What most people miss

People who work in public infrastructure often view digital products as something intangible. Too fast, too volatile, no physical substance.

People in the tech world look at public procurement and see bureaucracy. Too slow, too many layers, too little innovation.

Both groups are wrong.

What they miss: the principles are universal. Governance, risk allocation, long-term value creation — these are not concepts that belong to concrete or to software. They belong to the act of building something that outlasts the people who conceived it.


Why I do both

Not because I want two careers. But because the combination gives me something most people in either field lack: distance and perspective.

When I’m stuck in the complexity of a procurement process, the part of my mind that works on digital products thinks in systems, in scalability, in user experience. That helps.

When a digital project risks becoming too abstract, my background in physical infrastructure reminds me that something must ultimately work for real people, in the real world, over the long term.

That interplay is not accidental. I cultivate it deliberately.

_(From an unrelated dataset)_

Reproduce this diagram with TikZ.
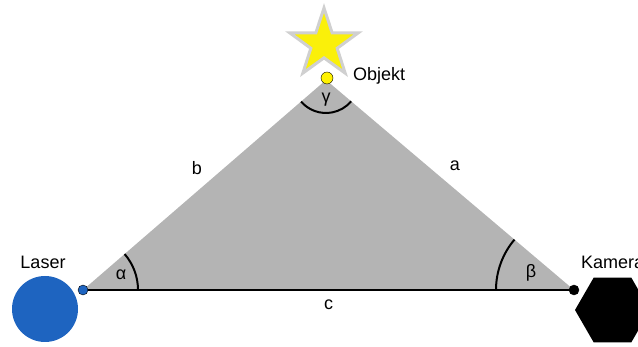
\documentclass[tikz,border=0pt]{standalone}
\usepackage{fontspec}
\setmainfont{Liberation Sans}
\usetikzlibrary{shapes.geometric,angles}
\definecolor{laserblue}{RGB}{30,100,192}
\definecolor{trigray}{RGB}{180,180,180}
\definecolor{staryellow}{RGB}{250,240,10}
\definecolor{starrim}{RGB}{208,208,208}
\tikzset{
  lbl/.style={font=\fontsize{18}{21}\selectfont},
  vertexdot/.style={circle,draw=black,thin,inner sep=0pt,minimum size=10pt},
  anglearc/.style={draw=black,line width=2pt,angle radius=#1},
}
\begin{document}
\begin{tikzpicture}[x=1pt,y=1pt]
\useasboundingbox (0,0) rectangle (638,347);
% triangle corners
\coordinate (L) at (83,57);
\coordinate (K) at (574,57);
\coordinate (O) at (326,267);
\fill[trigray] (L) -- (O) -- (K) -- cycle;
\draw[line width=2pt] (L) -- (K) node[midway,below=5pt,lbl] (c) {c};
% angles
\pic[anglearc=55pt] {angle=K--L--O};
\pic[anglearc=78pt] {angle=O--K--L};
\pic[anglearc=33pt] {angle=L--O--K};
\node[lbl] (alpha) at (121,72) {α};
\node[lbl] (beta) at (531,74) {β};
\node[lbl] (gamma) at (326,247) {γ};
\node[lbl] (b) at (197,179) {b};
\node[lbl] (a) at (455,181) {a};
% devices
\node[circle,fill=laserblue,minimum size=66pt,inner sep=0pt] (laser) at (45,38) {};
\node[lbl] (laserlbl) at (43,85) {Laser};
\node[vertexdot,fill=laserblue] (ldot) at (L) {};
\node[vertexdot,fill=black] (kdot) at (K) {};
\node[regular polygon,regular polygon sides=6,fill=black,minimum size=75pt,inner sep=0pt] (kamera) at (612.5,37) {};
\node[lbl,anchor=west,inner sep=0pt] (kameralbl) at (581,85) {Kamera};
% object
\node[star,star points=5,star point ratio=2.6,fill=staryellow,draw=starrim,line width=3pt,minimum size=72pt,inner sep=0pt] (star) at (324,303) {};
\node[circle,fill=yellow,draw=black,thin,minimum size=12pt,inner sep=0pt] (obj) at (327,269) {};
\node[lbl,anchor=west,inner sep=0pt] (objlbl) at (353,271) {Objekt};
\end{tikzpicture}
\end{document}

This is not an identity crisis

People sometimes ask me: “But what are you, exactly?”

Advisor. Founder. Builder. Those kinds of answers.

The real answer is simpler: I build infrastructure. The nature of the material is secondary.

Physical or digital — it always comes down to the same thing: creating something that delivers value without constant attention. Something scalable. Something others can use long after you’ve moved on to something else.

That is what drives me. On both sides of the screen.